*Requirements:* Copy out, exactly and without additions, the lines from the one that contains "Recreate this image" to the one that contains "(ks) at (370,346)", both ends included.

*Recorded data:*

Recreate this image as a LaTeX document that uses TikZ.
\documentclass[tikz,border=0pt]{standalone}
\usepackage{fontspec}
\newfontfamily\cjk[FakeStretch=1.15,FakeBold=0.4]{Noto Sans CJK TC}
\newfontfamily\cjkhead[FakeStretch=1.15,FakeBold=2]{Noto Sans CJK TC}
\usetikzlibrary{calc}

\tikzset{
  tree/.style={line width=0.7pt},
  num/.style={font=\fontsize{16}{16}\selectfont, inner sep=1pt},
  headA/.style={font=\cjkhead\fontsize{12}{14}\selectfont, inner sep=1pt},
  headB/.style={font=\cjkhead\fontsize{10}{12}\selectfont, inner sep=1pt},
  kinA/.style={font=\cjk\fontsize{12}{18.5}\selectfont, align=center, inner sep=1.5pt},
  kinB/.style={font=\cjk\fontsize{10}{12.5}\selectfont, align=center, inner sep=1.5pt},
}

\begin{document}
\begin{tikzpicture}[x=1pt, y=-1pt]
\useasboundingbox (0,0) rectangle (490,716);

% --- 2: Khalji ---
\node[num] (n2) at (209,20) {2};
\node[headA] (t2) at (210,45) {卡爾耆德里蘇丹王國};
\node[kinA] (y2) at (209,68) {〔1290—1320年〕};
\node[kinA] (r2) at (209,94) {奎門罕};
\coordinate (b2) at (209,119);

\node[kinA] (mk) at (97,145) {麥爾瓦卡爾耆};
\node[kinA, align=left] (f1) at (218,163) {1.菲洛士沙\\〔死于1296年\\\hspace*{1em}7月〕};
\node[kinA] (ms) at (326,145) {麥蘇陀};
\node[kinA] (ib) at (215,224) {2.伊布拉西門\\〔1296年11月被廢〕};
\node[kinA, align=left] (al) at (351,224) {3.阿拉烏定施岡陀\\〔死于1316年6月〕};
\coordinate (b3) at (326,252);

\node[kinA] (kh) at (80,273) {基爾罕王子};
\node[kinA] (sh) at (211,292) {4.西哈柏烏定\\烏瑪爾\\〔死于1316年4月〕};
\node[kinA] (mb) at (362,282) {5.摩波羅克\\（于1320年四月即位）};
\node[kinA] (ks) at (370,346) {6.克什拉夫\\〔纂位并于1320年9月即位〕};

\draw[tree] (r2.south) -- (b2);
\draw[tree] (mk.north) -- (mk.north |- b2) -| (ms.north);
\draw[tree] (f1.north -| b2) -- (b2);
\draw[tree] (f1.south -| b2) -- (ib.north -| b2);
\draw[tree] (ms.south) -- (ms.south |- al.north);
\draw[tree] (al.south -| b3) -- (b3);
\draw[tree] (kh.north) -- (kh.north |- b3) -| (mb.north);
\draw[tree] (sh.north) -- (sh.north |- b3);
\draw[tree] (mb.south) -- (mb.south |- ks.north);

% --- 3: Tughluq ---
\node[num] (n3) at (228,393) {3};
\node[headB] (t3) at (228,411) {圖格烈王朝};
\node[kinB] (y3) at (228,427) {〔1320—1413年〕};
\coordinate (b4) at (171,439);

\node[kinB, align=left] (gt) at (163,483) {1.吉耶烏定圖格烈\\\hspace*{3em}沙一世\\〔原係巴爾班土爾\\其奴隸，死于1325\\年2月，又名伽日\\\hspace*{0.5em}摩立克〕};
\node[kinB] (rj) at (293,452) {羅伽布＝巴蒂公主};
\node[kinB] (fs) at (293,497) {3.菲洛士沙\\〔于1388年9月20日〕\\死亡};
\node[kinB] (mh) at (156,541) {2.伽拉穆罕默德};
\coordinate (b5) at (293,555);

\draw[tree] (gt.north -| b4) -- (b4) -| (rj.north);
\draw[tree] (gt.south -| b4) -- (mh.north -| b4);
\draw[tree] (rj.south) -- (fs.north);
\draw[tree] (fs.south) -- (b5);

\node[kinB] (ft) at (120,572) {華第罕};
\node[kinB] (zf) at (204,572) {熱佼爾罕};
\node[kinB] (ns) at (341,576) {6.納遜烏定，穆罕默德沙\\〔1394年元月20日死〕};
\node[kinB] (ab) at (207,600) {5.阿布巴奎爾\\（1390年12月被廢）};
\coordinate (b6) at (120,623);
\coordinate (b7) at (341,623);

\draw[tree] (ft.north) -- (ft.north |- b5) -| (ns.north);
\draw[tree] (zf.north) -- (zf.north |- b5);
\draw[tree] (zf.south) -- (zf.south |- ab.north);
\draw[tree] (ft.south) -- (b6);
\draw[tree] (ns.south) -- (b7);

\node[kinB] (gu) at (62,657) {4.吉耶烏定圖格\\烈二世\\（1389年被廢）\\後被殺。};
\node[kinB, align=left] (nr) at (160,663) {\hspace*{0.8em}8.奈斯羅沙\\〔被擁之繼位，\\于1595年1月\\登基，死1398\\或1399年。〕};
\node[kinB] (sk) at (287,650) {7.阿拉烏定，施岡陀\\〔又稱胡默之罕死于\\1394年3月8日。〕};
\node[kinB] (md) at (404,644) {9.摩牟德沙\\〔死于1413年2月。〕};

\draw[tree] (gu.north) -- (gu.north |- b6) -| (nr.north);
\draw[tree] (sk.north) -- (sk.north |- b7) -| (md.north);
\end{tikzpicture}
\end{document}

...

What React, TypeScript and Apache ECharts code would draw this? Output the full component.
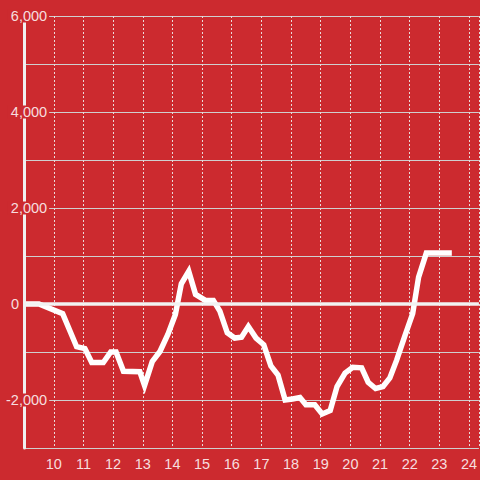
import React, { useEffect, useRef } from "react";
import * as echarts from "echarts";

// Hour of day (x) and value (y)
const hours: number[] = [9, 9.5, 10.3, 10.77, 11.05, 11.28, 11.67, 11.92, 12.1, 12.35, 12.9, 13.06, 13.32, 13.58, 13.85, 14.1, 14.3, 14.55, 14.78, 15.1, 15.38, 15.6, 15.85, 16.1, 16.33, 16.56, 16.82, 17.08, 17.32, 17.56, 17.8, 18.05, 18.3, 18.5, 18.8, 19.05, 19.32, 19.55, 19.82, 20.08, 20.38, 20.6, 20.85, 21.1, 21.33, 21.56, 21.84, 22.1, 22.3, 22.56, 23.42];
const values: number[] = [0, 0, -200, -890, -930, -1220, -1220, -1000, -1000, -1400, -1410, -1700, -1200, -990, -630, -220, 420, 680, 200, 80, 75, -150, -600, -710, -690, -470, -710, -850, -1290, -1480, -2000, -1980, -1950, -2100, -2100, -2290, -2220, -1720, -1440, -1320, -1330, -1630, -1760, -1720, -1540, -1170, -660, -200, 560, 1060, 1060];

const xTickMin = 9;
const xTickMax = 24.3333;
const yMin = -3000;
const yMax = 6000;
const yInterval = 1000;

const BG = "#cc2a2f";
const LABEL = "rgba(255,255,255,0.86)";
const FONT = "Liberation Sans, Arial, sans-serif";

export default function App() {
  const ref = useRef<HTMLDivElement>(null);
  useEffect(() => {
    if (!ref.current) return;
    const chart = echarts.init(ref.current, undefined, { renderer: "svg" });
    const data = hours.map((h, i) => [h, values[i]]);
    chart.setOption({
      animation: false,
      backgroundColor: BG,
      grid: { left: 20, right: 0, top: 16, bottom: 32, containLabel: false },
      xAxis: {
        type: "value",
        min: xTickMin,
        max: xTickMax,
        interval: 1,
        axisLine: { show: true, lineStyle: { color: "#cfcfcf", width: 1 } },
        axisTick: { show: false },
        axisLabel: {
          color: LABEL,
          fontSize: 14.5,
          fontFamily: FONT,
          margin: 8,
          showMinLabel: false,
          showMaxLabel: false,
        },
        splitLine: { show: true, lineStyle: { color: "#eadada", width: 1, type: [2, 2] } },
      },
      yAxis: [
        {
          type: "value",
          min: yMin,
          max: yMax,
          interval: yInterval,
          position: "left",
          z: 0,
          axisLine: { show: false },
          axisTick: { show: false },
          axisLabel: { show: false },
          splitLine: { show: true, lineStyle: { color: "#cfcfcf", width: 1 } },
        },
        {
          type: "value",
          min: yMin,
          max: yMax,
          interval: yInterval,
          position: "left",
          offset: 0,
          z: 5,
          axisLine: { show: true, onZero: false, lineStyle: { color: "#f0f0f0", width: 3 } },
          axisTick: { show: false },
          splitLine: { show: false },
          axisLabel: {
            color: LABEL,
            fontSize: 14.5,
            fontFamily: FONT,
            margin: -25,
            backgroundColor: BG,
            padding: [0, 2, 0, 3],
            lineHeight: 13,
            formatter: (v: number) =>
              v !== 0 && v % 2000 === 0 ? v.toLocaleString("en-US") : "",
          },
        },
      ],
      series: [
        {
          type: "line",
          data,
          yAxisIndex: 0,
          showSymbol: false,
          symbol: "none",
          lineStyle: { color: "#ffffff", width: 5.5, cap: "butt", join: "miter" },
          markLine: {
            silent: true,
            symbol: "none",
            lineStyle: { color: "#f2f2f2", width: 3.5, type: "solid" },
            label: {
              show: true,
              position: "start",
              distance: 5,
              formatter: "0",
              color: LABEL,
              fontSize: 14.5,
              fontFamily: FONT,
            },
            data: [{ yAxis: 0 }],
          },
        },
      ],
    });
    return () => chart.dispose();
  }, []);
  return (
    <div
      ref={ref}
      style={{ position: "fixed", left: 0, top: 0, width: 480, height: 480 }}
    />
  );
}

*Correct response:*
Recreate this image as a LaTeX document that uses TikZ.
\documentclass[tikz,border=0pt]{standalone}
\usepackage{fontspec}
\newfontfamily\cjk[FakeStretch=1.15,FakeBold=0.4]{Noto Sans CJK TC}
\newfontfamily\cjkhead[FakeStretch=1.15,FakeBold=2]{Noto Sans CJK TC}
\usetikzlibrary{calc}

\tikzset{
  tree/.style={line width=0.7pt},
  num/.style={font=\fontsize{16}{16}\selectfont, inner sep=1pt},
  headA/.style={font=\cjkhead\fontsize{12}{14}\selectfont, inner sep=1pt},
  headB/.style={font=\cjkhead\fontsize{10}{12}\selectfont, inner sep=1pt},
  kinA/.style={font=\cjk\fontsize{12}{18.5}\selectfont, align=center, inner sep=1.5pt},
  kinB/.style={font=\cjk\fontsize{10}{12.5}\selectfont, align=center, inner sep=1.5pt},
}

\begin{document}
\begin{tikzpicture}[x=1pt, y=-1pt]
\useasboundingbox (0,0) rectangle (490,716);

% --- 2: Khalji ---
\node[num] (n2) at (209,20) {2};
\node[headA] (t2) at (210,45) {卡爾耆德里蘇丹王國};
\node[kinA] (y2) at (209,68) {〔1290—1320年〕};
\node[kinA] (r2) at (209,94) {奎門罕};
\coordinate (b2) at (209,119);

\node[kinA] (mk) at (97,145) {麥爾瓦卡爾耆};
\node[kinA, align=left] (f1) at (218,163) {1.菲洛士沙\\〔死于1296年\\\hspace*{1em}7月〕};
\node[kinA] (ms) at (326,145) {麥蘇陀};
\node[kinA] (ib) at (215,224) {2.伊布拉西門\\〔1296年11月被廢〕};
\node[kinA, align=left] (al) at (351,224) {3.阿拉烏定施岡陀\\〔死于1316年6月〕};
\coordinate (b3) at (326,252);

\node[kinA] (kh) at (80,273) {基爾罕王子};
\node[kinA] (sh) at (211,292) {4.西哈柏烏定\\烏瑪爾\\〔死于1316年4月〕};
\node[kinA] (mb) at (362,282) {5.摩波羅克\\（于1320年四月即位）};
\node[kinA] (ks) at (370,346) {6.克什拉夫\\〔纂位并于1320年9月即位〕};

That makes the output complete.